24 Ocak 2019] Bırakalım 2500 TL’lik yeni basımını; önce orijinali ve içeriğini konuşalım. Tek kelimeyle, bomboş. “On yıl üzerinde çalıştım, bütün kariyerimi koydum” dediğini öğreniyorum. Bırakın on yılı; on haftalık emek yok bu kitapta. Şu bir gerçek: son on yılda Atatürk efsanesi çok sarsıldı ve eleştirilmeye başladı. Yılmaz Özdil bundan rahatsız olmuş anlaşılan. Bunu “gençlerin zehirlenmesi” olarak görmüş ve tabuları koruma, kutsallıkları pekiştirme ihtiyacını duymuş. Güya araştırma yapmış ama tek bir dipnot veya başka tür referans mevcut değil. Bilgi, olduğu kadarıyla, hemen tamamen intihal (örneğin Vasilis Dimitriadis’in Mustafa Kemal’in Selanik’teki evine ilişkin monografisinden – Özdil üniversitede olsa, sırf bu yüzden hem çakar hem disipline verilir). Gerisi, olumluluk olarak gördüğü herşeyin abartılması, olumsuz olabileceğini düşündüğü herşeyin ise itinayla temizlenmesi. Gerçekler yok, efsaneler var. Özetle, bir tür iman tekrarından ibaret.

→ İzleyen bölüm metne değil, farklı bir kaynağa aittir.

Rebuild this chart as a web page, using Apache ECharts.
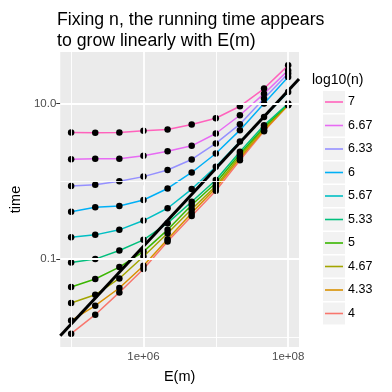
<!DOCTYPE html>
<html>
<head>
<meta charset="utf-8">
<script src="https://cdn.jsdelivr.net/npm/echarts@6/dist/echarts.min.js"></script>
<style>
  html, body { margin: 0; padding: 0; background: #fff; }
  #chart { width: 392px; height: 392px; }
</style>
</head>
<body>
<div id="chart"></div>
<script>
// E(m) values (x) and the levels of log10(n)
var edgeCounts = [100000, 215443, 464159, 1000000, 2154435, 4641589, 10000000, 21544347, 46415888, 100000000];
var nLevels = ['4', '4.33', '4.67', '5', '5.33', '5.67', '6', '6.33', '6.67', '7'];

// running time for each level of log10(n)
var time4    = [0.0110, 0.0193, 0.0373, 0.0745, 0.168, 0.359, 0.757, 1.87, 4.42, 9.62];
var time4_33 = [0.0162, 0.0252, 0.0425, 0.0820, 0.180, 0.393, 0.820, 1.99, 4.55, 9.51];
var time4_67 = [0.0273, 0.0348, 0.0564, 0.108, 0.215, 0.438, 0.871, 2.11, 4.78, 9.73];
var time5    = [0.0438, 0.0555, 0.0789, 0.125, 0.238, 0.497, 0.951, 2.24, 4.97, 9.86];
var time5_33 = [0.0904, 0.100, 0.129, 0.177, 0.290, 0.547, 1.04, 2.40, 5.27, 10.0];
var time5_67 = [0.191, 0.205, 0.238, 0.313, 0.451, 0.796, 1.54, 3.26, 6.73, 14.1];
var time6    = [0.407, 0.464, 0.482, 0.576, 0.809, 1.30, 2.28, 4.55, 10.0, 21.9];
var time6_33 = [0.871, 0.904, 1.00, 1.15, 1.40, 1.91, 3.07, 5.43, 11.6, 24.3];
var time6_67 = [1.93, 1.95, 1.95, 2.13, 2.43, 2.86, 4.12, 7.08, 13.4, 26.7];
var time7    = [4.25, 4.20, 4.25, 4.46, 4.64, 5.38, 6.48, 9.23, 15.6, 31.0];
var timesByLevel = [time4, time4_33, time4_67, time5, time5_33, time5_67, time6, time6_33, time6_67, time7];

// reference line: log10(time) = slope * log10(E) + intercept
var refSlope = 1;
var refIntercept = -6.835;

// axis ticks (log10 space) and their labels
var xTickValues = [6, 8];
var xTickLabels = ['1e+06', '1e+08'];
var yTickValues = [-1, 1];
var yTickLabels = ['0.1', '10.0'];
var xMinorValues = [5, 7];
var yMinorValues = [-2, 0];

var colors = ['#F8766D', '#D89000', '#A3A500', '#39B600', '#00BF7D',
              '#00BFC4', '#00B0F6', '#9590FF', '#E76BF3', '#FF62BC'];

var xMin = 4.85, xMax = 8.15, yMin = -2.13, yMax = 1.663;
var FONT = '"Liberation Sans", Arial, sans-serif';

var chart = echarts.init(document.getElementById('chart'), null, {renderer: 'canvas'});

function lg(v) { return Math.log10(v); }

var series = [];

// grid lines drawn as mark lines so major/minor can differ
var gridLines = [];
xTickValues.forEach(function (v) { gridLines.push({xAxis: v, lineStyle: {width: 1.8}}); });
xMinorValues.forEach(function (v) { gridLines.push({xAxis: v, lineStyle: {width: 0.9}}); });
yTickValues.forEach(function (v) { gridLines.push({yAxis: v, lineStyle: {width: 1.8}}); });
yMinorValues.forEach(function (v) { gridLines.push({yAxis: v, lineStyle: {width: 0.9}}); });
series.push({
  type: 'line', name: 'grid', data: [], z: 0, silent: true,
  markLine: {
    silent: true, symbol: 'none', label: {show: false},
    lineStyle: {color: '#FFFFFF', type: 'solid'},
    animation: false,
    data: gridLines
  }
});

var points = [];
nLevels.forEach(function (lev, i) {
  var data = edgeCounts.map(function (e, j) { return [lg(e), lg(timesByLevel[i][j])]; });
  series.push({
    type: 'line', name: lev, data: data, showSymbol: false, z: 2,
    lineStyle: {color: colors[i], width: 1.5},
    itemStyle: {color: colors[i]}
  });
  points = points.concat(data);
});

series.push({
  type: 'scatter', name: 'points', data: points, z: 3,
  symbolSize: 6.5, itemStyle: {color: '#000000', opacity: 1}
});

series.push({
  type: 'line', name: 'fit', z: 4, showSymbol: false,
  data: [[xMin, refSlope * xMin + refIntercept], [xMax, refSlope * xMax + refIntercept]],
  lineStyle: {color: '#000000', width: 3}
});

// grey legend key backgrounds
var keyGraphics = [];
for (var k = 0; k < nLevels.length; k++) {
  keyGraphics.push({
    type: 'rect', left: 323, top: 91 + k * 23.5,
    shape: {width: 22, height: 22},
    style: {fill: '#F2F2F2'}, z: 0, silent: true
  });
}

var option = {
  animation: false,
  backgroundColor: '#FFFFFF',
  title: [{
    text: 'Fixing n, the running time appears\nto grow linearly with E(m)',
    left: 52, top: 5,
    textStyle: {fontFamily: FONT, fontSize: 17.7, fontWeight: 'normal', color: '#000000', lineHeight: 20.5}
  }, {
    text: 'log10(n)', left: 307, top: 68,
    textStyle: {fontFamily: FONT, fontSize: 14, fontWeight: 'normal', color: '#000000'}
  }],
  grid: {
    left: 57, top: 52, width: 242, height: 295,
    show: true, backgroundColor: '#EBEBEB', borderWidth: 0
  },
  legend: {
    orient: 'vertical', left: 325, top: 91, padding: 0,
    itemGap: 1.5, itemWidth: 18, itemHeight: 1.6, icon: 'rect',
    data: nLevels.slice().reverse(),
    textStyle: {fontFamily: FONT, fontSize: 12.5, color: '#000000', lineHeight: 22, padding: [0, 0, 0, 0]},
    selectedMode: false
  },
  xAxis: {
    type: 'value', min: xMin, max: xMax,
    axisLine: {show: false},
    splitLine: {show: false},
    axisTick: {show: true, customValues: xTickValues, length: 4, lineStyle: {color: '#333333', width: 1}},
    axisLabel: {
      customValues: xTickValues, margin: 4, color: '#4D4D4D', fontFamily: FONT, fontSize: 11.5,
      formatter: function (v) { return xTickLabels[xTickValues.indexOf(v)]; }
    },
    name: 'E(m)', nameLocation: 'middle', nameGap: 22,
    nameTextStyle: {fontFamily: FONT, fontSize: 14.5, color: '#000000'}
  },
  yAxis: {
    type: 'value', min: yMin, max: yMax,
    axisLine: {show: false},
    splitLine: {show: false},
    axisTick: {show: true, customValues: yTickValues, length: 4, lineStyle: {color: '#333333', width: 1}},
    axisLabel: {
      customValues: yTickValues, margin: 4, color: '#4D4D4D', fontFamily: FONT, fontSize: 11.5,
      formatter: function (v) { return yTickLabels[yTickValues.indexOf(v)]; }
    },
    name: 'time', nameLocation: 'middle', nameGap: 36,
    nameTextStyle: {fontFamily: FONT, fontSize: 14.5, color: '#000000'}
  },
  graphic: keyGraphics,
  series: series
};

chart.setOption(option);
</script>
</body>
</html>
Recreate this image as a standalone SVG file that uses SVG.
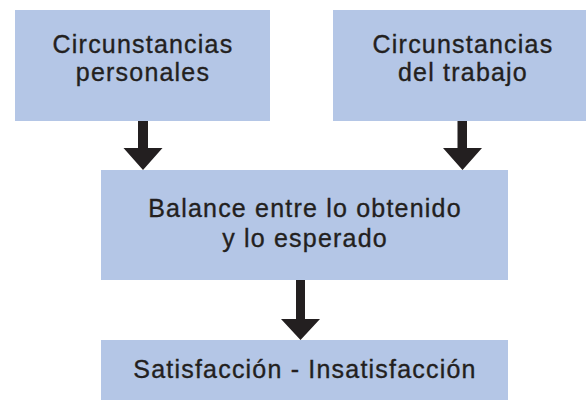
<svg xmlns="http://www.w3.org/2000/svg" width="586" height="401" viewBox="0 0 586 401">
<style>
.box{fill:#b4c6e6}
.t{font-family:"Liberation Sans",Arial,sans-serif;font-size:25px;fill:#231f20;stroke:#231f20;stroke-width:0.35px;text-anchor:middle;letter-spacing:1.2px}
.arr{fill:#231f20}
</style>
<rect width="586" height="401" fill="#ffffff"/>
<g id="node-personales">
<rect class="box" x="15" y="10" width="255" height="111"/>
<text class="t" x="143" y="53">Circunstancias</text>
<text class="t" x="143" y="81">personales</text>
</g>
<g id="node-trabajo">
<rect class="box" x="333" y="10" width="253" height="111"/>
<text class="t" x="463" y="53">Circunstancias</text>
<text class="t" x="463" y="81">del trabajo</text>
</g>
<g id="node-balance">
<rect class="box" x="101" y="170" width="407" height="110"/>
<text class="t" x="305" y="217">Balance entre lo obtenido</text>
<text class="t" x="305" y="247">y lo esperado</text>
</g>
<g id="node-satisfaccion">
<rect class="box" x="101" y="340" width="407" height="60"/>
<text class="t" x="305" y="378">Satisfacción - Insatisfacción</text>
</g>
<g id="connectors">
<path class="arr" d="M138 121H148V148H162.5L143 170L123.5 148H138Z"/>
<path class="arr" d="M457.5 121H467V148H482L462.5 170L443 148H457.5Z"/>
<path class="arr" d="M296 280H305V319H320L300.5 340L281 319H296Z"/>
</g>
</svg>
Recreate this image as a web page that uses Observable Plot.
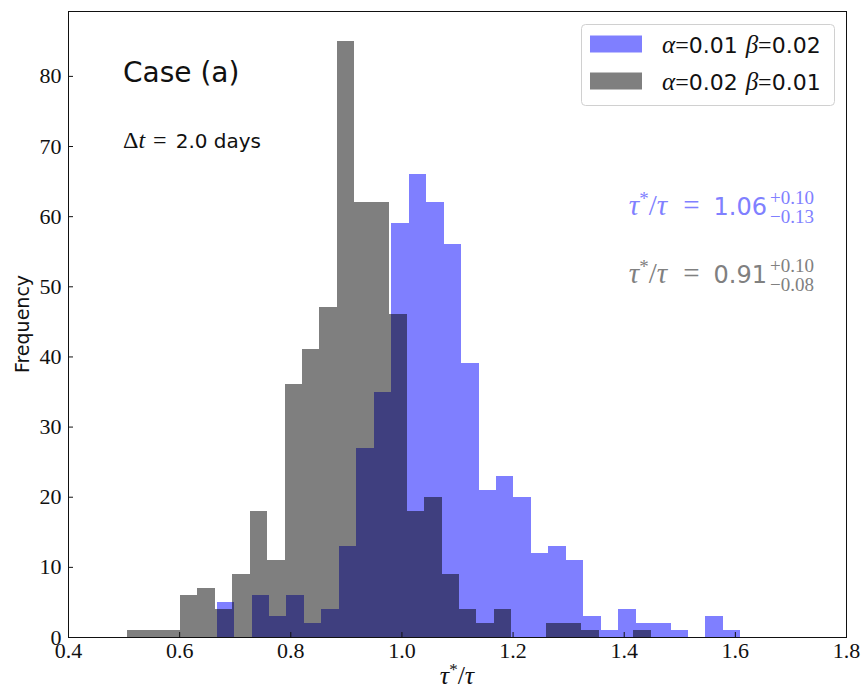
<!DOCTYPE html>
<html>
<head>
<meta charset="utf-8">
<script src="https://cdn.jsdelivr.net/npm/d3@7"></script>
<script src="https://cdn.jsdelivr.net/npm/@observablehq/plot@0.6"></script>
<style>
  body { margin: 0; background: #fff; }
  #chart { width: 867px; height: 691px; }
</style>
</head>
<body>
<div id="chart"></div>
<script>
// Distribution of the recovered ratio τ*/τ, 30 equal-width bins per run
const blueRange = [0.6675, 1.610];   // α=0.01 β=0.02
const blueCounts = [5, 0, 6, 3, 6, 2, 4, 13, 27, 35, 59, 66, 62, 56, 39, 21, 23, 20, 12, 13, 11, 3, 1, 4, 2, 2, 1, 0, 3, 1];
const grayRange = [0.507, 1.449];    // α=0.02 β=0.01
const grayCounts = [1, 1, 1, 6, 7, 4, 9, 18, 11, 36, 41, 47, 85, 62, 62, 46, 18, 20, 9, 4, 2, 4, 0, 0, 2, 2, 1, 0, 0, 1];

const seriesNames = [["0.01", "0.02"], ["0.02", "0.01"]];   // [α, β]
const ratioMedian = ["1.06", "0.91"];
const ratioPlus = ["+0.10", "+0.10"];
const ratioMinus = ["\u22120.13", "\u22120.08"];

const xTicks = [0.4, 0.6, 0.8, 1.0, 1.2, 1.4, 1.6, 1.8];
const yTicks = [0, 10, 20, 30, 40, 50, 60, 70, 80];
const xDomain = [0.4, 1.8];
const yDomain = [0, 89.25];

function toBins([lo, hi], counts) {
  const w = (hi - lo) / counts.length;
  return counts.map((c, i) => ({x1: lo + i * w, x2: lo + (i + 1) * w, y1: 0, y2: c}));
}
const blueBins = toBins(blueRange, blueCounts);
const grayBins = toBins(grayRange, grayCounts);

const W = 867, H = 691;
const mL = 68, mR = 21, mT = 11, mB = 54;
const innerW = W - mL - mR, innerH = H - mT - mB;

const SERIF = "'Liberation Serif', 'DejaVu Serif', serif";
const SANS = "'DejaVu Sans', sans-serif";
const INK = "#111";

const chart = Plot.plot({
  width: W, height: H,
  marginLeft: mL, marginRight: mR, marginTop: mT, marginBottom: mB,
  style: {background: "#fff", fontFamily: SERIF, fontSize: "22px", color: INK, overflow: "visible"},
  x: {domain: xDomain, label: null},
  y: {domain: yDomain, label: null},
  marks: [
    Plot.rect(blueBins, {x1: "x1", x2: "x2", y1: "y1", y2: "y2", fill: "blue", fillOpacity: 0.5, shapeRendering: "crispEdges"}),
    Plot.rect(grayBins, {x1: "x1", x2: "x2", y1: "y1", y2: "y2", fill: "black", fillOpacity: 0.5, shapeRendering: "crispEdges"}),
    Plot.frame({stroke: INK, strokeWidth: 1}),
    // inward tick marks
    Plot.ruleX(xTicks, {stroke: INK, insetTop: innerH - 5}),
    Plot.ruleY(yTicks, {stroke: INK, insetRight: innerW - 5}),
    Plot.axisX(xTicks, {tickSize: 0, tickPadding: 5, tickFormat: d3.format(".1f"), label: null, fill: INK}),
    Plot.axisY(yTicks, {tickSize: 0, tickPadding: 7, label: null, fill: INK})
  ]
});
document.getElementById("chart").append(chart);

const svg = d3.select(chart);
const ann = svg.append("g").attr("class", "annotations");

// rich text: a list of [string, {font, size, italic, dy, dx}] pieces as tspans
function rich(g, x, y, pieces, {anchor = "start", fill = INK} = {}) {
  const t = g.append("text").attr("x", x).attr("y", y)
    .attr("text-anchor", anchor).attr("fill", fill);
  for (const [s, o = {}] of pieces) {
    const ts = t.append("tspan").text(s)
      .attr("font-family", o.font || SERIF)
      .attr("font-size", o.size || 22);
    if (o.italic) ts.attr("font-style", "italic");
    if (o.dy) ts.attr("dy", o.dy);
    if (o.dx) ts.attr("dx", o.dx);
  }
  return t;
}

// y label
ann.append("text")
  .attr("transform", `translate(29,${mT + innerH / 2}) rotate(-90)`)
  .attr("text-anchor", "middle")
  .attr("font-family", SANS).attr("font-size", 19).attr("fill", INK)
  .text("Frequency");

// x label τ*/τ
rich(ann, mL + innerW / 2, 684, [
  ["τ", {italic: true, size: 26}],
  ["*", {size: 17, dy: -9}],
  ["/", {size: 26, dy: 9}],
  ["τ", {italic: true, size: 26}]
], {anchor: "middle"});

// panel title and cadence
rich(ann, 123, 82, [["Case (a)", {font: SANS, size: 28}]]);
rich(ann, 123, 148, [
  ["Δ", {size: 24}],
  ["t", {italic: true, size: 24}],
  ["=", {size: 24, dx: 8}],
  ["2.0 days", {font: SANS, size: 20, dx: 9}]
]);

// legend
const leg = ann.append("g");
leg.append("rect").attr("x", 581.5).attr("y", 24.5).attr("width", 253).attr("height", 81)
  .attr("rx", 4).attr("fill", "#fff").attr("fill-opacity", 0.8)
  .attr("stroke", "#d0d0d0").attr("stroke-width", 1);
const legFills = [["blue", 0.5], ["black", 0.5]];
seriesNames.forEach(([a, b], i) => {
  const cy = 44 + i * 37;
  leg.append("rect").attr("x", 590).attr("y", cy - 8.5).attr("width", 52).attr("height", 17)
    .attr("fill", legFills[i][0]).attr("fill-opacity", legFills[i][1]);
  rich(leg, 662, cy + 9, [
    ["α", {italic: true, size: 25}],
    ["=", {size: 24}],
    [a, {font: SANS, size: 22}],
    ["β", {italic: true, size: 25, dx: 8}],
    ["=", {size: 24}],
    [b, {font: SANS, size: 22}]
  ]);
});

// median ratio with asymmetric errors
const annColors = ["#8080ff", "#808080"];
[215, 283].forEach((base, i) => {
  const c = annColors[i];
  rich(ann, 767, base, [
    ["τ", {italic: true, size: 29}],
    ["*", {size: 19, dy: -10}],
    ["/", {size: 29, dy: 10}],
    ["τ", {italic: true, size: 29}],
    ["=", {size: 29, dx: 16}],
    [ratioMedian[i], {font: SANS, size: 24, dx: 14}]
  ], {anchor: "end", fill: c});
  rich(ann, 770, base - 11, [[ratioPlus[i], {size: 19}]], {fill: c});
  rich(ann, 770, base + 8, [[ratioMinus[i], {size: 19}]], {fill: c});
});
</script>
</body>
</html>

Şimdi bu içeriksizlik, bir de 2500 liralık bir süper-lüks basımla çıkıyor karşımıza. Çöpün üzerine esans püskürtmekle aynı mantık. Post-post-Atatürkçülük; yeni bir tür “hâtıra eşya” icadı. En zengin ve en hakiki müminler alıp oturma odalarının en mutena yerine koysun; böylece, faraza Ortodoks Hıristiyan evlerinin İsa ve Meryem ikonalarıyla süslü ibadet köşesine benzer bir mekân oluşsun. Herkes de görsün, gelip giden. “Bak ben ne kadar öz hakiki Atatürkçüyüm.” Tümüyle şekilci bir gösterişçilik. Zaten bir de kabalistik sembolizm arayışları eşliğinde çıkageliyor. Böyle sathî yakıştırmalara her yerde şaşıyor ve kızıyorum. Efendim, Çamlıca Camiinin dört büyük minaresi (1071 Malazgirt’ten mülhem) 107.1 metre, kubbe açıklığı (İstanbul’un plaka numarasından mülhem) 34 metre, kubbe yüksekliği (popüler 72 millet deyiminden mülhem) 72 metreymiş. Müteahhit firma sadece uyumlu ve estetik açıdan doyurucu bir cami inşa edeceğine, tutmuş bunlarla övünüyor.
Onun gibi, Yılmaz Özdil’in kitabı da 1881 adet basılmış; 23 Ocak’ta (yani dün) saat tam 9:05’te satışa çıkarılmış. Muhtevanın kötülüğünü bu tür ambalaj trükleriyle kapatmak istiyorlar. Vay. Huşû içinde kaldım, gönlüme ışıklar doldu… deyip koşarak bir tane almamız mı bekleniyor? Fakat korkarım ki tam da öyle. Bu noktada, totemistik çağlardan kaldığı izlenimini veren Atatürk fetişizmi, yüzde yüz Atatürk ticaretine dönüşüyor.